§ **Your task**
Only the lines from the one holding "Output the Python" through the one holding "explode_px = [13.3, 4.8, 12.3, 6.1]" are to be retyped, exactly as they appear, with both boundary lines included.
──────── Data to use ────────
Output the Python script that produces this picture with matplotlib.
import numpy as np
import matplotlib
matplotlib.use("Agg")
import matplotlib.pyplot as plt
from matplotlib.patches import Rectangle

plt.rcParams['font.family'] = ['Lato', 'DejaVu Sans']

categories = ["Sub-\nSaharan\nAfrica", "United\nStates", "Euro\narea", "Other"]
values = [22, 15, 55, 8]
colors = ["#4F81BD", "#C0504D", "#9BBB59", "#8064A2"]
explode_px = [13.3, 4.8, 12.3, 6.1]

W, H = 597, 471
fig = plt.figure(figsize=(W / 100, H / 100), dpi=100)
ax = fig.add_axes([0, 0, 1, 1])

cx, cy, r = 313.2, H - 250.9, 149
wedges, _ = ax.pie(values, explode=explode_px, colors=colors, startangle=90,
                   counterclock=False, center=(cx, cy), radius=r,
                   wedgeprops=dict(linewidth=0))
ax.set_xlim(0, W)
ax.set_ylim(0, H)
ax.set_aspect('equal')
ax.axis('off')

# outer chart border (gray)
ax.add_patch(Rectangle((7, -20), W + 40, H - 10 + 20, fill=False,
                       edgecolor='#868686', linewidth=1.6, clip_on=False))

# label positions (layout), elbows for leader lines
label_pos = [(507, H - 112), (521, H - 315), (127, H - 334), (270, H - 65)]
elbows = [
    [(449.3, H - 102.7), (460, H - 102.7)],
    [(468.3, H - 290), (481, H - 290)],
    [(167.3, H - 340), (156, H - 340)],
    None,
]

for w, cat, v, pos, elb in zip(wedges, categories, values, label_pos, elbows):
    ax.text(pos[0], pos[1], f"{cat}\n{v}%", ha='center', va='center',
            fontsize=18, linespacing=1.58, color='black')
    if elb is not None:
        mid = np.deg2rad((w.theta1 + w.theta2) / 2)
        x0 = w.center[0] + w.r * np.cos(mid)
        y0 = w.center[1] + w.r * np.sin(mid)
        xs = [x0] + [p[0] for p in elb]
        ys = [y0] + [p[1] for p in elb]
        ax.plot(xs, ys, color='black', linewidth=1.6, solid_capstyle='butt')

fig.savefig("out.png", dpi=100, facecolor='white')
────────
──────── Data to use ────────
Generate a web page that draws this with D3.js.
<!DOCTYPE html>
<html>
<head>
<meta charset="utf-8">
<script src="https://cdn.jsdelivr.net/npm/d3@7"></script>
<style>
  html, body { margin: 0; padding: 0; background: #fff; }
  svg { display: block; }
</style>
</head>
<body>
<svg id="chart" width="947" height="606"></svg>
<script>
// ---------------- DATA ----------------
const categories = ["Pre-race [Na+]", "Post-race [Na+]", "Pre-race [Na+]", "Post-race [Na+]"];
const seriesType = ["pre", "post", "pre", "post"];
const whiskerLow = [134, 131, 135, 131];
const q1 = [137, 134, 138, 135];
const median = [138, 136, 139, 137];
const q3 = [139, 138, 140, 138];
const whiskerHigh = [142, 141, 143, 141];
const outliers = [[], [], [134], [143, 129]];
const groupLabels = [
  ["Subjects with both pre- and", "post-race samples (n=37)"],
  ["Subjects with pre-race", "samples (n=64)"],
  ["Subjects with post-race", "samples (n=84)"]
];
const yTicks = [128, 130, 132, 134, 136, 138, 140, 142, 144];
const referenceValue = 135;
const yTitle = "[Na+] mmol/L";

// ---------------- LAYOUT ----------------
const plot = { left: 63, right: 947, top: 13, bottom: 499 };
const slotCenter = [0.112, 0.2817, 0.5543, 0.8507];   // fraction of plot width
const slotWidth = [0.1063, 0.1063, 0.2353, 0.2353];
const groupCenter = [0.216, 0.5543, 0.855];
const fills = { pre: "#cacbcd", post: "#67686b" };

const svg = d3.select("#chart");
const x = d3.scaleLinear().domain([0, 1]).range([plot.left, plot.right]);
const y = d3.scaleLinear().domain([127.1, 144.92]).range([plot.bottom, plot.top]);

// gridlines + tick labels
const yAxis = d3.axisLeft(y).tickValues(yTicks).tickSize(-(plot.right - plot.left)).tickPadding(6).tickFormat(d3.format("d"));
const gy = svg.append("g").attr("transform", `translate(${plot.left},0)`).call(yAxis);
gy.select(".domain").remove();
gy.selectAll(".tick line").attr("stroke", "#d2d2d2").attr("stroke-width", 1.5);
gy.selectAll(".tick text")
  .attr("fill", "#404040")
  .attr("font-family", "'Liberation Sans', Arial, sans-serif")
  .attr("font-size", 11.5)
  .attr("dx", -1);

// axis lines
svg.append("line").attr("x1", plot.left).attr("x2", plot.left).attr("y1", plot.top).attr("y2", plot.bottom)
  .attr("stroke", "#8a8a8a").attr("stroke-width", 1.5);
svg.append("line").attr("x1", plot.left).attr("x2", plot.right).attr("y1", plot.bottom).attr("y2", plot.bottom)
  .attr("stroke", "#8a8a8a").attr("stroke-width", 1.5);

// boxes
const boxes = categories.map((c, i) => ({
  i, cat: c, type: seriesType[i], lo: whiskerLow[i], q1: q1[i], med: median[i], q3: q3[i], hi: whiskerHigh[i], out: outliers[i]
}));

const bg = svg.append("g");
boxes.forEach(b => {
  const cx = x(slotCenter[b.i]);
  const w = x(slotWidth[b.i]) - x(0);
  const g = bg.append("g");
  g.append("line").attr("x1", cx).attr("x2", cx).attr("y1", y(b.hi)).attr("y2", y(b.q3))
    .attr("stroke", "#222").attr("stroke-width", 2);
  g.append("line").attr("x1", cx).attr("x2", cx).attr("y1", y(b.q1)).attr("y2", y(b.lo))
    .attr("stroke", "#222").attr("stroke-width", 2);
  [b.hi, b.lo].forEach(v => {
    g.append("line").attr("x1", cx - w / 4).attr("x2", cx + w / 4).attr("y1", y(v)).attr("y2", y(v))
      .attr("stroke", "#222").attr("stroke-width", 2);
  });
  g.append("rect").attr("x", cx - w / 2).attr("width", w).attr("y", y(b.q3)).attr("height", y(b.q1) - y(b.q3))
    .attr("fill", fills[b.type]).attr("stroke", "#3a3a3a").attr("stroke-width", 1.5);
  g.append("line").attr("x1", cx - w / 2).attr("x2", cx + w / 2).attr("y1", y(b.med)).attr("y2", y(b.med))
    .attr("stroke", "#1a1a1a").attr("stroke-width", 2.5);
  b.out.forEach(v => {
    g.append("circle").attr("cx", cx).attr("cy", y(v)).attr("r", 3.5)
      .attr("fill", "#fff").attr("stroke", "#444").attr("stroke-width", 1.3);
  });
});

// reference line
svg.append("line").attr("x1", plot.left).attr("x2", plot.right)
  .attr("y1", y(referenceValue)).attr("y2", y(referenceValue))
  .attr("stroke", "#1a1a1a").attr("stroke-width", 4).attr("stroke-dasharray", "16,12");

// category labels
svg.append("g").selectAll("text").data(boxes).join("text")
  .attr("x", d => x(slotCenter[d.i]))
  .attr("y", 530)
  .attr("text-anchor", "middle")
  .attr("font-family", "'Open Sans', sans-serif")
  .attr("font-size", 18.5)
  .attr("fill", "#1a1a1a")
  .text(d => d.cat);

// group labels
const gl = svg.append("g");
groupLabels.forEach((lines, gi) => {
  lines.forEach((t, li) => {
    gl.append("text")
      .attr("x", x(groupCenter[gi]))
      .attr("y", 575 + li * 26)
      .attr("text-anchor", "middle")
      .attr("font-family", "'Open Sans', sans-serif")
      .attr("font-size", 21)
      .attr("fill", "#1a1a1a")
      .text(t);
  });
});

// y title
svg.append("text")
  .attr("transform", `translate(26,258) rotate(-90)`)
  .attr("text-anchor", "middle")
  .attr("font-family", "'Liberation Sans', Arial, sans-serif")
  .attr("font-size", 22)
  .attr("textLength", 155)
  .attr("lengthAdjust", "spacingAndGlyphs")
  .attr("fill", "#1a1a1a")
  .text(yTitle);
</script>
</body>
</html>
────────
──────── Data to use ────────
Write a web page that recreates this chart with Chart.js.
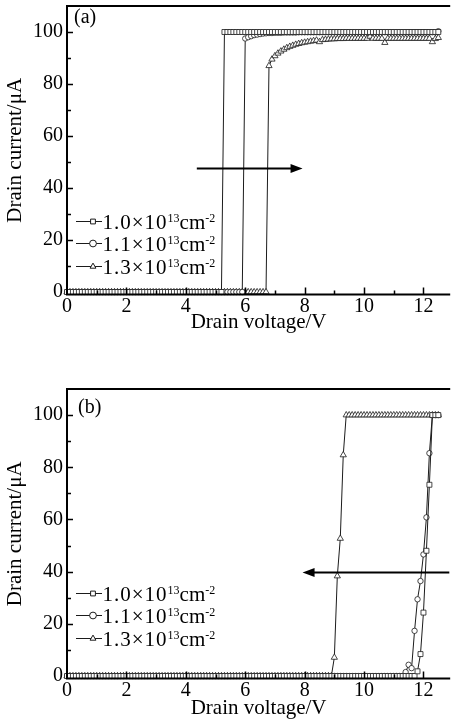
────────
§ **Exercise answer**
Output the Python script that produces this picture with matplotlib.
import numpy as np
import matplotlib
matplotlib.use("Agg")
import matplotlib.pyplot as plt
from matplotlib.patches import Rectangle

plt.rcParams['font.family'] = ['Lato', 'DejaVu Sans']

categories = ["Sub-\nSaharan\nAfrica", "United\nStates", "Euro\narea", "Other"]
values = [22, 15, 55, 8]
colors = ["#4F81BD", "#C0504D", "#9BBB59", "#8064A2"]
explode_px = [13.3, 4.8, 12.3, 6.1]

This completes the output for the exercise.